> EXERCISE DETAILS
Pictures stay out of the copy; restate everything else in the material exactly.

> DATA PROVIDED
+-------+

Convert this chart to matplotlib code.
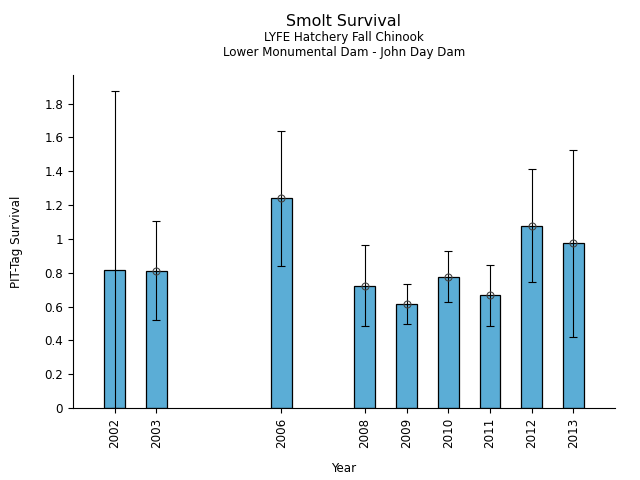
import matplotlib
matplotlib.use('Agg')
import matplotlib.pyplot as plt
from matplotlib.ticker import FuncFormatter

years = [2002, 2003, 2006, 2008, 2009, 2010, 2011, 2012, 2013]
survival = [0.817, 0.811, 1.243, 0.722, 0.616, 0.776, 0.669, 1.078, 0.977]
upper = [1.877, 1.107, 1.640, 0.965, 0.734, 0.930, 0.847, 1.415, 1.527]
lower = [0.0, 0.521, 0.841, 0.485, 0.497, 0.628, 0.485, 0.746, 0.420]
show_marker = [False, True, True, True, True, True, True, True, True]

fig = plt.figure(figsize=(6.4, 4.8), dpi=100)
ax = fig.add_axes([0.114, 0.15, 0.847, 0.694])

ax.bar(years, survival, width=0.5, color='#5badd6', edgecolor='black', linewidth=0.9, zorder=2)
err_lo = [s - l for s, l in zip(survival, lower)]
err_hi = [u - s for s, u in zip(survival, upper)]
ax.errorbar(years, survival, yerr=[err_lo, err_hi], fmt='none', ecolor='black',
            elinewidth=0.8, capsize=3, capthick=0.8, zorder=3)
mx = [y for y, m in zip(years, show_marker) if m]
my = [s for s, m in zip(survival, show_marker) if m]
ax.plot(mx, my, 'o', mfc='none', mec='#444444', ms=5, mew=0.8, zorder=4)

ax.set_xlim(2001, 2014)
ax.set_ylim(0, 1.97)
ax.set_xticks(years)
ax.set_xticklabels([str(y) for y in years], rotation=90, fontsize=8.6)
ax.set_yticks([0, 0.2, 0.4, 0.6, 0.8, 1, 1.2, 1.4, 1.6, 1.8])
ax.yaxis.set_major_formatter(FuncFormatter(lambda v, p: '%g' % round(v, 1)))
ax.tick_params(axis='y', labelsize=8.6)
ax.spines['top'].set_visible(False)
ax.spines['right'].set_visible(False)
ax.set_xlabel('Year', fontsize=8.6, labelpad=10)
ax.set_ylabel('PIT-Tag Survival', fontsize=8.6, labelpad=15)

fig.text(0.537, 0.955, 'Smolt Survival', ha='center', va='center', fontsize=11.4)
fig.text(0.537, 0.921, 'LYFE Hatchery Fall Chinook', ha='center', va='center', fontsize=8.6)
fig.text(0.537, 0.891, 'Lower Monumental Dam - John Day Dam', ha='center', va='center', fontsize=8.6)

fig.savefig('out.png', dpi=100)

+-------+

> RESPONSE
Convert this chart to matplotlib code.
import matplotlib
matplotlib.use('Agg')
import matplotlib.pyplot as plt
from matplotlib.ticker import FuncFormatter

years = [2002, 2003, 2006, 2008, 2009, 2010, 2011, 2012, 2013]
survival = [0.817, 0.811, 1.243, 0.722, 0.616, 0.776, 0.669, 1.078, 0.977]
upper = [1.877, 1.107, 1.640, 0.965, 0.734, 0.930, 0.847, 1.415, 1.527]
lower = [0.0, 0.521, 0.841, 0.485, 0.497, 0.628, 0.485, 0.746, 0.420]
show_marker = [False, True, True, True, True, True, True, True, True]

fig = plt.figure(figsize=(6.4, 4.8), dpi=100)
ax = fig.add_axes([0.114, 0.15, 0.847, 0.694])

ax.bar(years, survival, width=0.5, color='#5badd6', edgecolor='black', linewidth=0.9, zorder=2)
err_lo = [s - l for s, l in zip(survival, lower)]
err_hi = [u - s for s, u in zip(survival, upper)]
ax.errorbar(years, survival, yerr=[err_lo, err_hi], fmt='none', ecolor='black',
            elinewidth=0.8, capsize=3, capthick=0.8, zorder=3)
mx = [y for y, m in zip(years, show_marker) if m]
my = [s for s, m in zip(survival, show_marker) if m]
ax.plot(mx, my, 'o', mfc='none', mec='#444444', ms=5, mew=0.8, zorder=4)

ax.set_xlim(2001, 2014)
ax.set_ylim(0, 1.97)
ax.set_xticks(years)
ax.set_xticklabels([str(y) for y in years], rotation=90, fontsize=8.6)
ax.set_yticks([0, 0.2, 0.4, 0.6, 0.8, 1, 1.2, 1.4, 1.6, 1.8])
ax.yaxis.set_major_formatter(FuncFormatter(lambda v, p: '%g' % round(v, 1)))
ax.tick_params(axis='y', labelsize=8.6)
ax.spines['top'].set_visible(False)
ax.spines['right'].set_visible(False)
ax.set_xlabel('Year', fontsize=8.6, labelpad=10)
ax.set_ylabel('PIT-Tag Survival', fontsize=8.6, labelpad=15)

fig.text(0.537, 0.955, 'Smolt Survival', ha='center', va='center', fontsize=11.4)
fig.text(0.537, 0.921, 'LYFE Hatchery Fall Chinook', ha='center', va='center', fontsize=8.6)
fig.text(0.537, 0.891, 'Lower Monumental Dam - John Day Dam', ha='center', va='center', fontsize=8.6)

fig.savefig('out.png', dpi=100)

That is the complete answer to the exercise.